======== SUPPLIED DATA

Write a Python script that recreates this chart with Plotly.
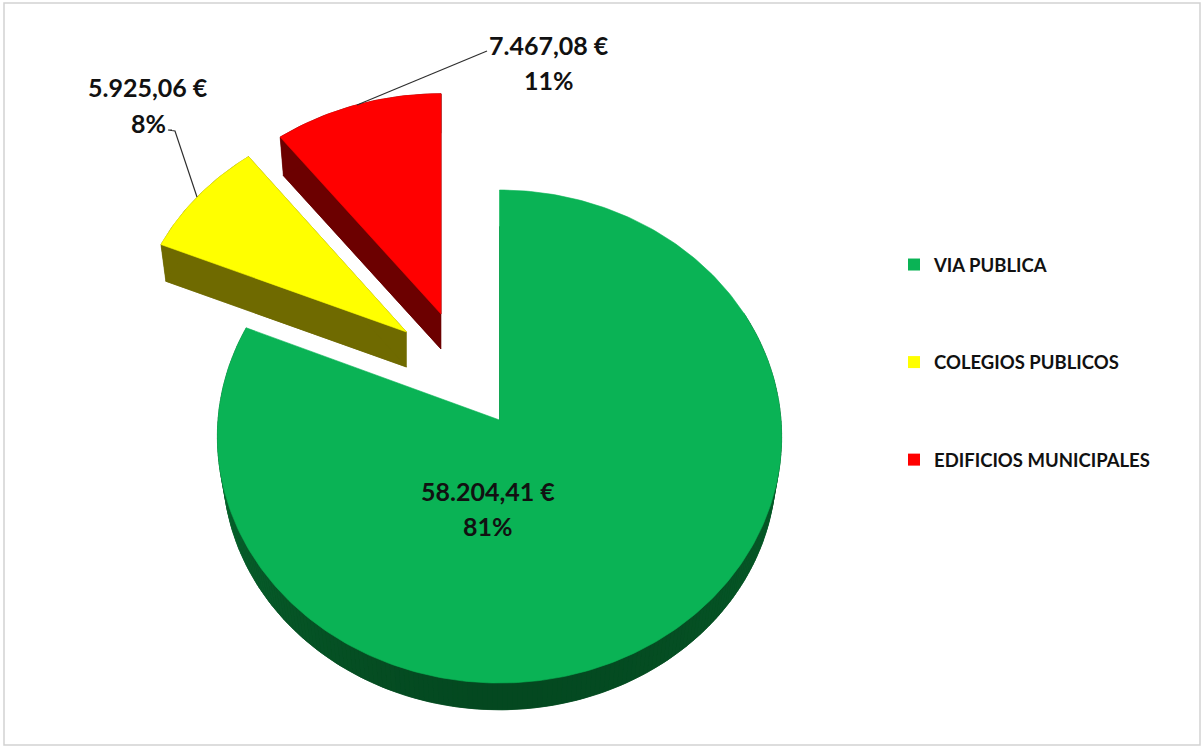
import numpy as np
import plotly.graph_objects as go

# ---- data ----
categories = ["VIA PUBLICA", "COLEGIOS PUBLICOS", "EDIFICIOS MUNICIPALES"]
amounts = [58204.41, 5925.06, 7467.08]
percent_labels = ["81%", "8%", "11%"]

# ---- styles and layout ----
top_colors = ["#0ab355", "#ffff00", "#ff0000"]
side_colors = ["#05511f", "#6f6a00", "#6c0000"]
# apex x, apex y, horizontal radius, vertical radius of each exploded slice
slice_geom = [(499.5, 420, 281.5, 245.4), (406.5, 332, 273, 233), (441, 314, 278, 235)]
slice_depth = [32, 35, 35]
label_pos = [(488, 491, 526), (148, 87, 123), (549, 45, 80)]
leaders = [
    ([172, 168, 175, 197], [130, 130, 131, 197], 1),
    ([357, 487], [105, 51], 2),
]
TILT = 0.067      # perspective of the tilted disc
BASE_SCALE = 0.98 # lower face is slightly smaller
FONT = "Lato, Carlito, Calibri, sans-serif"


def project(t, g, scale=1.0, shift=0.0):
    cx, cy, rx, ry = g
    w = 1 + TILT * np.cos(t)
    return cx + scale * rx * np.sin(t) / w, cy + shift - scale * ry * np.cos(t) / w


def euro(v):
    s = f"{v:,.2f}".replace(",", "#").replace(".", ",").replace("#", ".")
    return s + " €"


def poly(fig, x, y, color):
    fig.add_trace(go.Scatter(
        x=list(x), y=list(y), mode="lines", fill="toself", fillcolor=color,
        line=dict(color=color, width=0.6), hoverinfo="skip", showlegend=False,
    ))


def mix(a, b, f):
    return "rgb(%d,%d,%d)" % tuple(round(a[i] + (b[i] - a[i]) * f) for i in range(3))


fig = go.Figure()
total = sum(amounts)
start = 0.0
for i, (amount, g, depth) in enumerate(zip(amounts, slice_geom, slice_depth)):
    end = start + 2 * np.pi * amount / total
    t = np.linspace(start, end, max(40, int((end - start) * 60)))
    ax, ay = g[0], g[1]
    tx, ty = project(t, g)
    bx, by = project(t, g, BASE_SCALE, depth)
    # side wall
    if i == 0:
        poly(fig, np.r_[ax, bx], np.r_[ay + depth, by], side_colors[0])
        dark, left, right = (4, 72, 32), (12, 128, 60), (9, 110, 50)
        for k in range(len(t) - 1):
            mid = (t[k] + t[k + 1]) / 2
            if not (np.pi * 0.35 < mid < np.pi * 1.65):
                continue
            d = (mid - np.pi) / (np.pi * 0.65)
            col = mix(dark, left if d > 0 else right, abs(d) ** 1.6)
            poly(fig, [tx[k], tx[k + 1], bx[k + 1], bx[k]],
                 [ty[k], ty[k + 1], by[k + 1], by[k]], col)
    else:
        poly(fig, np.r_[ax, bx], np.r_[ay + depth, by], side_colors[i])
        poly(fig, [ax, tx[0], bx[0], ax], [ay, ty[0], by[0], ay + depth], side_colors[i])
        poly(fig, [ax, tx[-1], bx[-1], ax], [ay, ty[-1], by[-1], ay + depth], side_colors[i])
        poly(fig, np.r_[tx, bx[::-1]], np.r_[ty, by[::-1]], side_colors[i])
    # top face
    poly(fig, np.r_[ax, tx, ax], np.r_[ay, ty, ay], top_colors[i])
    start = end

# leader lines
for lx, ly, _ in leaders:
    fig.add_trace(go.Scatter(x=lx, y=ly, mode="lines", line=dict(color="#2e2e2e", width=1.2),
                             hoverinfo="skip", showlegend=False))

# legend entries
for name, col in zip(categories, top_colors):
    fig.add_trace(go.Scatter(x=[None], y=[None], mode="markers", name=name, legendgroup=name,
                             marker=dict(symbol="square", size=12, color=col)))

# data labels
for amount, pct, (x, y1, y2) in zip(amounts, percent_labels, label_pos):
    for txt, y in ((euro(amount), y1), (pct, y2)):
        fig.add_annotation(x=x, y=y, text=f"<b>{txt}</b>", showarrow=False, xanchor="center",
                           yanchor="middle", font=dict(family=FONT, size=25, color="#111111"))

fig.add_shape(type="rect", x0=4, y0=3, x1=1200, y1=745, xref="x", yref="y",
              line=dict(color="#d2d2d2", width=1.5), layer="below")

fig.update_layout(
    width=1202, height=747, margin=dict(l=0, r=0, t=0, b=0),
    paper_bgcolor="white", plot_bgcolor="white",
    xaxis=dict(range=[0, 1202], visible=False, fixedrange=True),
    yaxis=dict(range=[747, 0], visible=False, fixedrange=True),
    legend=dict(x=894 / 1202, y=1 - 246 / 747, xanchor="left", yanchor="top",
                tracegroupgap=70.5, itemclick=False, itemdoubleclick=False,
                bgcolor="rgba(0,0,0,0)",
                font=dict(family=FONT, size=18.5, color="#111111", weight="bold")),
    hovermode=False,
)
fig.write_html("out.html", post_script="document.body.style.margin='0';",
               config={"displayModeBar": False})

================

**PROBLEM TO WORK ON**
Using the material above, return every line exactly as it appears, minus the pictures.

**ANSWER IN FULL**
Write a Python script that recreates this chart with Plotly.
import numpy as np
import plotly.graph_objects as go

# ---- data ----
categories = ["VIA PUBLICA", "COLEGIOS PUBLICOS", "EDIFICIOS MUNICIPALES"]
amounts = [58204.41, 5925.06, 7467.08]
percent_labels = ["81%", "8%", "11%"]

# ---- styles and layout ----
top_colors = ["#0ab355", "#ffff00", "#ff0000"]
side_colors = ["#05511f", "#6f6a00", "#6c0000"]
# apex x, apex y, horizontal radius, vertical radius of each exploded slice
slice_geom = [(499.5, 420, 281.5, 245.4), (406.5, 332, 273, 233), (441, 314, 278, 235)]
slice_depth = [32, 35, 35]
label_pos = [(488, 491, 526), (148, 87, 123), (549, 45, 80)]
leaders = [
    ([172, 168, 175, 197], [130, 130, 131, 197], 1),
    ([357, 487], [105, 51], 2),
]
TILT = 0.067      # perspective of the tilted disc
BASE_SCALE = 0.98 # lower face is slightly smaller
FONT = "Lato, Carlito, Calibri, sans-serif"


def project(t, g, scale=1.0, shift=0.0):
    cx, cy, rx, ry = g
    w = 1 + TILT * np.cos(t)
    return cx + scale * rx * np.sin(t) / w, cy + shift - scale * ry * np.cos(t) / w


def euro(v):
    s = f"{v:,.2f}".replace(",", "#").replace(".", ",").replace("#", ".")
    return s + " €"


def poly(fig, x, y, color):
    fig.add_trace(go.Scatter(
        x=list(x), y=list(y), mode="lines", fill="toself", fillcolor=color,
        line=dict(color=color, width=0.6), hoverinfo="skip", showlegend=False,
    ))


def mix(a, b, f):
    return "rgb(%d,%d,%d)" % tuple(round(a[i] + (b[i] - a[i]) * f) for i in range(3))


fig = go.Figure()
total = sum(amounts)
start = 0.0
for i, (amount, g, depth) in enumerate(zip(amounts, slice_geom, slice_depth)):
    end = start + 2 * np.pi * amount / total
    t = np.linspace(start, end, max(40, int((end - start) * 60)))
    ax, ay = g[0], g[1]
    tx, ty = project(t, g)
    bx, by = project(t, g, BASE_SCALE, depth)
    # side wall
    if i == 0:
        poly(fig, np.r_[ax, bx], np.r_[ay + depth, by], side_colors[0])
        dark, left, right = (4, 72, 32), (12, 128, 60), (9, 110, 50)
        for k in range(len(t) - 1):
            mid = (t[k] + t[k + 1]) / 2
            if not (np.pi * 0.35 < mid < np.pi * 1.65):
                continue
            d = (mid - np.pi) / (np.pi * 0.65)
            col = mix(dark, left if d > 0 else right, abs(d) ** 1.6)
            poly(fig, [tx[k], tx[k + 1], bx[k + 1], bx[k]],
                 [ty[k], ty[k + 1], by[k + 1], by[k]], col)
    else:
        poly(fig, np.r_[ax, bx], np.r_[ay + depth, by], side_colors[i])
        poly(fig, [ax, tx[0], bx[0], ax], [ay, ty[0], by[0], ay + depth], side_colors[i])
        poly(fig, [ax, tx[-1], bx[-1], ax], [ay, ty[-1], by[-1], ay + depth], side_colors[i])
        poly(fig, np.r_[tx, bx[::-1]], np.r_[ty, by[::-1]], side_colors[i])
    # top face
    poly(fig, np.r_[ax, tx, ax], np.r_[ay, ty, ay], top_colors[i])
    start = end

# leader lines
for lx, ly, _ in leaders:
    fig.add_trace(go.Scatter(x=lx, y=ly, mode="lines", line=dict(color="#2e2e2e", width=1.2),
                             hoverinfo="skip", showlegend=False))

# legend entries
for name, col in zip(categories, top_colors):
    fig.add_trace(go.Scatter(x=[None], y=[None], mode="markers", name=name, legendgroup=name,
                             marker=dict(symbol="square", size=12, color=col)))

# data labels
for amount, pct, (x, y1, y2) in zip(amounts, percent_labels, label_pos):
    for txt, y in ((euro(amount), y1), (pct, y2)):
        fig.add_annotation(x=x, y=y, text=f"<b>{txt}</b>", showarrow=False, xanchor="center",
                           yanchor="middle", font=dict(family=FONT, size=25, color="#111111"))

fig.add_shape(type="rect", x0=4, y0=3, x1=1200, y1=745, xref="x", yref="y",
              line=dict(color="#d2d2d2", width=1.5), layer="below")

fig.update_layout(
    width=1202, height=747, margin=dict(l=0, r=0, t=0, b=0),
    paper_bgcolor="white", plot_bgcolor="white",
    xaxis=dict(range=[0, 1202], visible=False, fixedrange=True),
    yaxis=dict(range=[747, 0], visible=False, fixedrange=True),
    legend=dict(x=894 / 1202, y=1 - 246 / 747, xanchor="left", yanchor="top",
                tracegroupgap=70.5, itemclick=False, itemdoubleclick=False,
                bgcolor="rgba(0,0,0,0)",
                font=dict(family=FONT, size=18.5, color="#111111", weight="bold")),
    hovermode=False,
)
fig.write_html("out.html", post_script="document.body.style.margin='0';",
               config={"displayModeBar": False})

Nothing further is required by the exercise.